Incident handling checklist
Many times, the “simple” makes a big difference when it comes time to determine what to do now and what to do next. That’s why having a simple checklist to go through is very important to keep everyone on the same page. The list below is not definitive; it is only a suggestion that you can use as a foundation to build your own checklist:
- Determine if an incident has actually occurred and start the investigation:
1.1 Analyze the data and potential indicators (IoA and IoC).
1.2 Review potential correlation with other data sources.
1.3 Once you determine that the incident has occurred, document your findings and prioritize the handling of the incident based on the criticality of the incident. Take into consideration the impact and the recoverability effort.
1.4 Report the incident to the appropriate channels.
- Make sure you gather and preserve evidence.
- Perform incident containment.
3.1 Examples of incident containment include:
3.1.1 Quarantining the affected resource
3.1.2 Resetting the password for the compromised credential
- Eradicate the incident using the following steps:
4.1 Ensure that all vulnerabilities that were exploited are mitigated.
4.2 Remove any malware from the compromised system and evaluate the level of trustworthiness of that system.
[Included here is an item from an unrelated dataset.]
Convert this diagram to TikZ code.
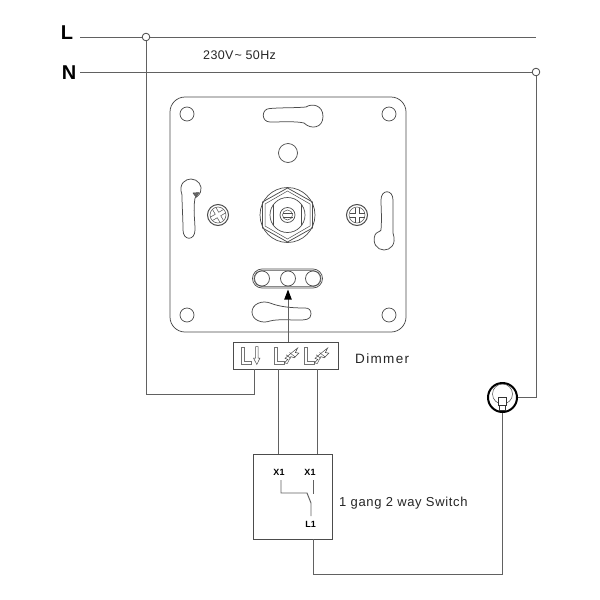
\documentclass[tikz,border=0pt]{standalone}
\usepackage{fontspec}
\setmainfont{Liberation Sans}
\begin{document}
\begin{tikzpicture}[x=1pt,y=-1pt,
  wire/.style={draw=black!62,line width=0.95pt},
  plate/.style={draw=black!70,line width=0.75pt},
  fine/.style={draw=black!70,line width=0.5pt},
  sym/.style={draw=black!55,line width=0.75pt},
  junction/.style={circle,draw=black!70,fill=white,line width=0.7pt,minimum size=7.5pt,inner sep=0pt},
  hole/.style={circle,draw=black!70,line width=0.7pt,inner sep=0pt},
  box/.style={rectangle,draw=black!70,line width=0.9pt,inner sep=0pt},
  lbl/.style={inner sep=0pt,text=black!85},
  tiny/.style={inner sep=0pt,font=\bfseries\fontsize{9}{9}\selectfont}]
\useasboundingbox (0,0) rectangle (600,600);
\fill[white] (0,0) rectangle (600,600);
% named anchors
\coordinate (Lstart) at (80,37);
\coordinate (Lend) at (536,37);
\coordinate (Nstart) at (80,72);
\node[junction] (jL) at (146,37) {};
\node[junction] (jN) at (536,72) {};
\node[box,minimum width=105pt,minimum height=27pt] (term) at (285.5,355.5) {};
\node[box,minimum width=79pt,minimum height=85pt] (sw) at (292.5,496.5) {};
\node[circle,draw=black,line width=2pt,minimum size=29pt,inner sep=0pt] (lamp) at (502.5,397.5) {};
\coordinate (t1) at (254,369);
\coordinate (t2) at (278,369);
\coordinate (t3) at (317,369);
\coordinate (s1) at (278,454);
\coordinate (s2) at (317,454);
\coordinate (s3) at (313,539);
\coordinate (tt) at (288,342);
% mains
\draw[wire] (Lstart) -- (jL) -- (Lend);
\draw[wire] (Nstart) -- (jN);
\draw[wire] (jL) |- (254,394) -- (t1);
\draw[wire] (jN) |- (lamp);
\draw[wire] (t2) -- (s1);
\draw[wire] (t3) -- (s2);
\draw[wire] (lamp) -- (502.5,574) -| (s3);
\node[junction] at (jL) {};
\node[junction] at (jN) {};
% labels
\node[lbl,font=\bfseries\fontsize{20}{20}\selectfont,text=black] (labL) at (67,32.5) {L};
\node[lbl,font=\bfseries\fontsize{20}{20}\selectfont,text=black] (labN) at (69,72.5) {N};
\node[lbl,font=\fontsize{12.5}{13}\selectfont,anchor=west] (volt) at (203,55) {\addfontfeature{LetterSpace=3}230V\kern1pt\textasciitilde{} 50Hz};
\node[lbl,font=\fontsize{13.5}{14}\selectfont,anchor=west] (dim) at (355,358.5) {\addfontfeature{LetterSpace=10}Dimmer};
\node[lbl,font=\fontsize{13}{13}\selectfont,anchor=west] (swt) at (339,503) {\addfontfeature{LetterSpace=5}1 gang 2 way Switch};
% plate
\draw[plate] (185,97) -- (391,97) arc[start angle=-90,end angle=0,radius=15] -- (406,317) arc[start angle=0,end angle=90,radius=15] -- (185,332) arc[start angle=90,end angle=180,radius=15] -- (170,112) arc[start angle=180,end angle=270,radius=15] -- cycle;
\foreach \p/\n in {187/114,389/114,187/315,389/315}{\node[hole,minimum size=14pt] at (\p,\n) {};}
\node[hole,minimum size=19pt] at (288,153) {};
% top slot
\draw[plate] (270,108.5) .. controls (282,107.5) and (295,108) .. (306,107) .. controls (312,103) and (323,105) .. (323,116.5) .. controls (323,128) and (311,130) .. (304,123) .. controls (295,121) and (282,122) .. (270,122) .. controls (261,122) and (261,108.5) .. (270,108.5) -- cycle;
% left slot
\draw[plate] (182,195) .. controls (178,183) and (186,179) .. (191,179) .. controls (198,179) and (203,186) .. (200.5,192) .. controls (199,196) and (196,197) .. (195,198) .. controls (193,210) and (195,220) .. (195,230) .. controls (195,241) and (183,241) .. (183,230) .. controls (183,218) and (182,206) .. (182,195) -- cycle;
\draw[fine,fill=black!60] (193,193) -- (199,192.5) -- (196,197) -- cycle;
% right slot
\draw[plate] (393,233) .. controls (397,245) and (390,250) .. (384,250) .. controls (377,250) and (372,243) .. (375,235) .. controls (376,232) and (380,232) .. (381,230) .. controls (382,218) and (381,208) .. (381,200) .. controls (381,189) and (393,189) .. (393,200) .. controls (393,212) and (393,222) .. (393,233) -- cycle;
% bottom slot
\draw[plate] (311,314) .. controls (311,320) and (305,320) .. (298,320) .. controls (288,320) and (278,319) .. (270,321) .. controls (262,324) and (252,320) .. (252,312) .. controls (252,304) and (262,300) .. (270,303) .. controls (280,307) and (292,308) .. (305,308) .. controls (309,308) and (311,310) .. (311,314) -- cycle;
% centre knob
\node[hole,minimum size=55pt] at (287.5,215) {};
\draw[plate] (287.5,188) -- (312.5,202) -- (312.5,228) -- (287.5,242) -- (262.5,228) -- (262.5,202) -- cycle;
\draw[fine] (287.5,191) -- (310,204) -- (310,226) -- (287.5,239) -- (265,226) -- (265,204) -- cycle;
\node[hole,minimum size=35pt] at (287.5,215) {};
\draw[fine] (273.5,205) -- (273.5,225) (301.5,205) -- (301.5,225);
\node[hole,minimum size=15pt] at (287.5,215) {};
\node[hole,minimum size=10pt,line width=0.5pt] at (287.5,215) {};
\draw[fine] (282.5,213) -- (292.5,213) (282.5,217) -- (292.5,217);
% screws
\foreach \x/\r in {218/30,357/0}{
  \node[hole,minimum size=21pt,line width=1pt] at (\x,215) {};
  \node[hole,minimum size=16pt,line width=0.5pt] at (\x,215) {};
  \begin{scope}[shift={(\x,215)},rotate=\r]
  \draw[fine] (-2,-7.5) -- (-2,-2) -- (-7.5,-2) (2,-7.5) -- (2,-2) -- (7.5,-2) (-2,7.5) -- (-2,2) -- (-7.5,2) (2,7.5) -- (2,2) -- (7.5,2);
  \end{scope}
}
% bottom capsule
\draw[plate] (262,269) -- (313,269) arc[start angle=-90,end angle=90,radius=9.5] -- (262,288) arc[start angle=90,end angle=270,radius=9.5] -- cycle;
\draw[fine] (262,270.5) -- (313,270.5) arc[start angle=-90,end angle=90,radius=8] -- (262,286.5) arc[start angle=90,end angle=270,radius=8] -- cycle;
\foreach \x in {262,288,313}{\node[hole,minimum size=15pt,fill=white] at (\x,278.5) {};}
% arrow
\draw[wire] (tt) -- (288,299);
\draw[fill=black,draw=none] (288,289.5) -- (291.8,299.5) -- (284.2,299.5) -- cycle;
% terminal symbols
\foreach \x in {241,274,304}{
  \draw[sym,line join=miter] (\x,347) -- (\x+3.5,347) -- (\x+3.5,361) -- (\x+10,361) -- (\x+10,364) -- (\x,364) -- cycle;
}
\draw[fine] (255.5,346.5) -- (258,346.5) -- (258,358) -- (260,358) -- (256.8,364.5) -- (253.5,358) -- (255.5,358) -- cycle;
\foreach \x in {285,315}{
 \begin{scope}[shift={(\x,356)},scale=1.15]
  \draw[fine] (-0.5,6) -- (2.5,3) -- (0,2) -- (6,-3) -- (11,-7) -- (9,-3) -- (12,-2.5) -- (8,1.5) -- (5,0.5) -- (2,6.5) -- cycle;
  \draw[fine] (1,-1) -- (5,2) (4,-3) -- (9,1);
 \end{scope}
}
% switch internals
\node[tiny] (x1a) at (279,472.5) {X1};
\node[tiny] (x1b) at (310,472.5) {X1};
\node[tiny] (l1) at (310.5,524) {L1};
\draw[wire] (281,480) -- (281,493) -- (307,493) -- (311,503) -- (311,516);
\draw[wire] (313.5,480) -- (313.5,493.5);
% lamp
\node[circle,draw=black!70,line width=0.5pt,minimum size=20pt,inner sep=0pt] at (502.5,394) {};
\draw[fill=white,draw=black!80,line width=0.6pt] (498.5,397) rectangle (506.5,405);
\draw[draw=black!80,line width=0.6pt] (499.5,405) rectangle (505.5,410);
\end{tikzpicture}
\end{document}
In some cases, it will be necessary to fully reformat the system, as you may not be able to trust that system anymore.
- Recover from the incident.
5.1 There might be multiple steps to recover from an incident, mainly because it depends on the incident. Generally speaking, the steps here may include:
5.1.1 Restoring files from backup
5.1.2 Ensuring that all affected systems are fully functional again
- Perform a post-incident analysis.
6.1 Create a follow-up report with all lessons learned
6.2 Ensure that you are implementing actions to enhance your security posture based on those lessons learned
As mentioned previously, this list is not exhaustive, and these steps should be tailored to suit specific needs. However, this checklist provides a solid baseline to build on for your own incident response requirements.